HF: Witchskull wurde 2014 gegründet. Doch Eurem Profilfoto auf Facebook und Euren Spielkünsten nach zu urteilen, seid Ihr alles andere als Anfänger. Erzählt uns doch etwas über Euren musikalischen Hintergrund. Was habt Ihr vor der Gründung von Witchskull gemacht?

Joel: Marcus (Gitarre und Gesang) und ich kennen uns seit wir 7 oder 8 Jahre alt sind und haben schon im Kindesalter mit dem Musizieren angefangen. 1985 gründeten wir mit 15 Jahren eine Speed Metal-Band namens Under Oath, die ungefähr 2 Jahre hielt. Als ich 17 war, trat ich mit meinem Bruder Matt einer Thrash / Death Metal-Band namens Armored Angel bei, in der wir 10 Jahre lang blieben. 1995 spielten wir mit der Band übrigens im Huxley’s in Berlin. Während all dieser Zeit blieb ich mit Marcus in Kontakt, er gründete währenddessen mehrere Bands. Mit einer davon hatte ich eine Weile geprobt, aber die Sache kam nie so richtig in Gang. In den späten 90ern und frühen Nuller Jahren gründete Marcus die Band Looking Glass, die ungefähr 13 Jahre lang durchhielt, bevor er und Tony (Bass) Witchskull formierten und mich baten, mitzumachen. Tony ist aus New York und verbrachte seine Jugend damit, Gitarre zu spielen und zu jammen. Aber Witchskull ist tatsächlich seine erste echte Band. Unterm Strich sind wir alle schon viele Jahre dabei, haben viel probiert, aber bei Witchskull stimmte die Chemie einfach vom ersten Tag an.

© Witchskull

HF: Als ich das Cover von „A Driftwood Cross“ sah, ging ich ehrlich gesagt von einer nicht komplett, aber doch etwas anderen Stilrichtung aus. Als ich mir das Album anhörte, war ich deshalb doch sehr positiv von der Heaviness Eurer Musik überrascht. Ehrlich gesagt erwartete ich etwas mehr im Sinne von Coven oder Jess & the Ancient Oners. Textlich besteht jedoch eine Verbindung zu diesen Bands. Was zieht Euch zum Okkultismus?

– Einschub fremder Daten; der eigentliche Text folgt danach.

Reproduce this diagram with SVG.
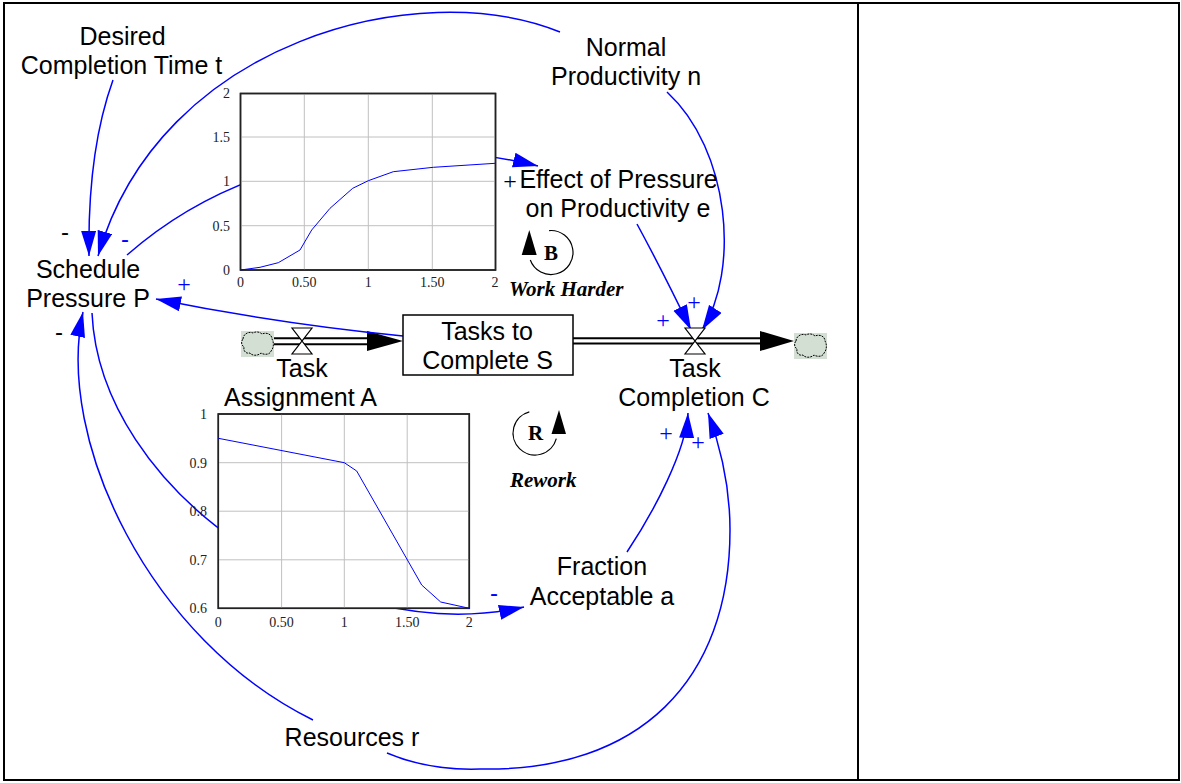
<svg xmlns="http://www.w3.org/2000/svg" width="1181" height="783" viewBox="0 0 1181 783">
<style>
.lbl{font-family:"Liberation Sans",Arial,sans-serif;font-size:25px;fill:#000;text-anchor:middle}
.ax{font-family:"Liberation Serif","Times New Roman",serif;font-size:14px;fill:#222}
.axr{text-anchor:end}
.axm{text-anchor:middle}
.loop{font-family:"Liberation Serif","Times New Roman",serif;font-weight:bold;font-size:21px;fill:#000}
.loopi{font-style:italic}
.plus{font-family:"Liberation Serif","Times New Roman",serif;font-size:24px;text-anchor:middle}
.minus{font-family:"Liberation Sans",Arial,sans-serif;font-size:24px;text-anchor:middle}
.blue{fill:#0000ff}
.blk{fill:#000}
.conn{fill:none;stroke:#0000ff;stroke-width:1.5;marker-end:url(#ah)}
.grid{stroke:#c0c0c0;stroke-width:1}
.frame{fill:#fff;stroke:#222;stroke-width:1.5}
.curve{fill:none;stroke:#0000ff;stroke-width:1}
.pipe{stroke:#000;stroke-width:2}
.valve{fill:#fff;stroke:#000;stroke-width:1.2}
</style>
<defs>
<marker id="ah" markerUnits="userSpaceOnUse" markerWidth="26" markerHeight="16" refX="25" refY="7.5" orient="auto">
<path d="M0,0 L25,7.5 L0,15 Z" fill="#0000ff"/>
</marker>
<g id="cloud">
<rect width="33" height="26" fill="#d4dfd4"/>
<path d="M2,8 C2,3 8,0 12,2 C15,0 19,1 21,3 C25,1 31,3 31,8 C33,11 33,17 30,20 C29,24 23,24 20,22 C17,25 11,25 9,22 C5,23 2,20 3,16 C0,14 0,10 2,8 Z" fill="#d4dfd4" stroke="#000" stroke-width="1" stroke-dasharray="2,1"/>
</g>
</defs>
<rect width="1181" height="783" fill="#fff"/>
<rect x="4" y="3" width="1175" height="777" fill="none" stroke="#000" stroke-width="2"/>
<line x1="858" y1="3" x2="858" y2="780" stroke="#000" stroke-width="2"/>

<g id="flows">
<line class="pipe" x1="273" y1="338.3" x2="368" y2="338.3"/>
<line class="pipe" x1="273" y1="344.3" x2="368" y2="344.3"/>
<path d="M367,331 L403,341 L367,351 Z" fill="#000"/>
<line class="pipe" x1="573" y1="338.3" x2="761" y2="338.3"/>
<line class="pipe" x1="573" y1="343.5" x2="761" y2="343.5"/>
<path d="M760,331 L794,341 L760,351 Z" fill="#000"/>
<use href="#cloud" x="241" y="331"/>
<use href="#cloud" x="794" y="333"/>
</g>

<g id="connectors">
<path class="conn" d="M113,80 C95,130 88,190 89,256"/>
<path class="conn" d="M560,32 C420,-25 160,40 98,256"/>
<path class="conn" d="M127,255 C247,150 408,134 538,166"/>
<path class="conn" d="M637,224 Q662,270 691,330"/>
<path class="conn" d="M667,92 C730,150 740,270 702,330"/>
<path class="conn" d="M403,336 Q280,324 156,299"/>
<path class="conn" d="M313,720 C150,640 55,440 83,312"/>
<path class="conn" d="M387,753 C420,767 450,770 480,769 C640,772 730,680 730,530 C730,480 718,440 708,413"/>
<path class="conn" d="M627,552 C655,510 686,450 688,413"/>
<path class="conn" d="M92,313 C100,490 330,650 524,607"/>
<text class="minus blk" x="65" y="240">-</text>
<text class="minus blue" x="125" y="247">-</text>
<text class="plus blue" x="184" y="292">+</text>
<text class="minus blk" x="59" y="340">-</text>
<text class="plus blue" x="663" y="328">+</text>
<text class="plus blue" x="694" y="310">+</text>
<text class="plus blue" x="666" y="441">+</text>
<text class="plus blue" x="698" y="450">+</text>
<text class="minus blue" x="494" y="601">-</text>
<text class="plus blk" x="510" y="189">+</text>
</g>

<g id="valve-assignment">
<polygon class="valve" points="292,328 312,328 292,354 312,354"/>
</g>
<g id="valve-completion">
<polygon class="valve" points="685,328 705,328 685,354 705,354"/>
</g>

<g id="graph-effect">
<rect class="frame" x="240.5" y="93.5" width="255" height="176.5"/>
<line class="grid" x1="304.3" y1="94" x2="304.3" y2="270"/>
<line class="grid" x1="368.3" y1="94" x2="368.3" y2="270"/>
<line class="grid" x1="432.3" y1="94" x2="432.3" y2="270"/>
<line class="grid" x1="241" y1="137" x2="495" y2="137"/>
<line class="grid" x1="241" y1="181.3" x2="495" y2="181.3"/>
<line class="grid" x1="241" y1="225.7" x2="495" y2="225.7"/>
<rect x="240.5" y="93.5" width="255" height="176.5" fill="none" stroke="#222" stroke-width="1.5"/>
<polyline class="curve" points="240.7,270 260,267.3 278.3,262.7 300,250 311.7,230 330,208.3 352.7,188.3 368.3,180.7 393.3,171.7 433.3,167.3 495.3,163.3"/>
<text class="ax axr" x="230" y="98">2</text>
<text class="ax axr" x="230" y="142">1.5</text>
<text class="ax axr" x="230" y="186">1</text>
<text class="ax axr" x="230" y="231">0.5</text>
<text class="ax axr" x="230" y="275">0</text>
<text class="ax axm" x="240.5" y="287">0</text>
<text class="ax axm" x="304.3" y="287">0.50</text>
<text class="ax axm" x="368.3" y="287">1</text>
<text class="ax axm" x="432.3" y="287">1.50</text>
<text class="ax axm" x="495" y="287">2</text>
</g>

<g id="graph-fraction">
<rect class="frame" x="218.3" y="414" width="251" height="194.3"/>
<line class="grid" x1="281.6" y1="414" x2="281.6" y2="608"/>
<line class="grid" x1="344.3" y1="414" x2="344.3" y2="608"/>
<line class="grid" x1="407.2" y1="414" x2="407.2" y2="608"/>
<line class="grid" x1="218.5" y1="462.7" x2="469" y2="462.7"/>
<line class="grid" x1="218.5" y1="511.2" x2="469" y2="511.2"/>
<line class="grid" x1="218.5" y1="559.8" x2="469" y2="559.8"/>
<rect x="218.3" y="414" width="251" height="194.3" fill="none" stroke="#222" stroke-width="1.5"/>
<polyline class="curve" points="218.3,438.3 344.3,462.7 356.7,471 421.7,585 440.7,602 469.3,608.3"/>
<text class="ax axr" x="207" y="419">1</text>
<text class="ax axr" x="207" y="468">0.9</text>
<text class="ax axr" x="207" y="516">0.8</text>
<text class="ax axr" x="207" y="565">0.7</text>
<text class="ax axr" x="207" y="613">0.6</text>
<text class="ax axm" x="218.3" y="627">0</text>
<text class="ax axm" x="281.6" y="627">0.50</text>
<text class="ax axm" x="344.3" y="627">1</text>
<text class="ax axm" x="407.2" y="627">1.50</text>
<text class="ax axm" x="469.3" y="627">2</text>
</g>

<g id="stock-tasks">
<rect x="403" y="315" width="170" height="60" fill="#fff" stroke="#000" stroke-width="1.5"/>
<text class="lbl" x="487" y="340">Tasks to</text>
<text class="lbl" x="487.5" y="368.5">Complete S</text>
</g>

<g id="desired">
<text class="lbl" x="122.5" y="45">Desired</text>
<text class="lbl" x="121.5" y="73.5">Completion Time t</text>
</g>
<g id="normal">
<text class="lbl" x="626" y="56">Normal</text>
<text class="lbl" x="626" y="85">Productivity n</text>
</g>
<g id="effect">
<text class="lbl" x="618.5" y="188">Effect of Pressure</text>
<text class="lbl" x="618" y="217">on Productivity e</text>
</g>
<g id="schedule">
<text class="lbl" x="88" y="277.5">Schedule</text>
<text class="lbl" x="88" y="307.3">Pressure P</text>
</g>
<g id="assignment">
<text class="lbl" x="302" y="377">Task</text>
<text class="lbl" x="300.5" y="406">Assignment A</text>
</g>
<g id="completion">
<text class="lbl" x="695" y="377">Task</text>
<text class="lbl" x="694" y="406">Completion C</text>
</g>
<g id="fraction">
<text class="lbl" x="602" y="575">Fraction</text>
<text class="lbl" x="602" y="605">Acceptable a</text>
</g>
<g id="resources">
<text class="lbl" x="352" y="746">Resources r</text>
</g>

<g id="loop-B">
<path d="M530.3,260 A22,22 0 1 0 549.1,230.6" fill="none" stroke="#000" stroke-width="1.2"/>
<path d="M529.3,230 L536.7,255 L521.7,255 Z" fill="#000"/>
<text class="loop" x="551" y="259.5" text-anchor="middle">B</text>
<text class="loop loopi" x="509" y="296">Work Harder</text>
</g>
<g id="loop-R">
<path d="M529.3,411.8 A22,22 0 1 0 556.3,438.7" fill="none" stroke="#000" stroke-width="1.2"/>
<path d="M559,410 L566,434 L551.5,434 Z" fill="#000"/>
<text class="loop" x="535.5" y="440" text-anchor="middle">R</text>
<text class="loop loopi" x="510" y="487">Rework</text>
</g>
</svg>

Joel: Deine Interpretation kann ich durchaus nachvollziehen. Unsere Wurzeln sind aber deutlich heavier als die Bands, die du nennst. Dennoch lieben wir solche Bilder wie das auf dem Cover einfach. Wir sind große Sabbath- und Motörhead-Fans, sind aber auch mit der ersten Thrash-Welle in den frühen 80ern sowie mit AC/DC, Zeppelin und Deep Purple aufgewachsen. Unsere individuellen Einflüsse sind vielfältig, aber es gibt eine zentrale Verbindung zur Vergangenheit, die wir alle als Kinder in den 70ern haben.

Die düsteren Bilder des Okkultismus passten aus meiner Sicht immer am Besten zu harter Musik. Aber für Marcus, der die Texte schreibt, ist es persönlicher. Er hat jahrzehntelang Hermetik studiert und war Mitglied des O.T.O. (Anm.: „Ordo Templi Orientis“, okkulte Organisation, maßgeblich geprägt vom Briten Aleister Crowley) und bezieht Einflüsse von den Göttern und Göttinnen des alten Ägypten. Er ist auch ein begeisterter Leser von Carl Jung und Aleister Crowley. Zur exakten Bedeutung der Texte von Marcus kann ich wenig sagen. Es gibt ähnliche Themen in allen drei Alben, und wir freuen uns, wenn die Leute selbst interpretieren. Da ist viel Sinn drin und sogar Tony und ich können andere Interpretationen haben als Marcus.

HF: Der einzige Songtitel auf „A Driftwood Cross“, den ich nicht mit Okkultismus oder Satanismus verbinden kann, ist „Dresden“. Worum geht es?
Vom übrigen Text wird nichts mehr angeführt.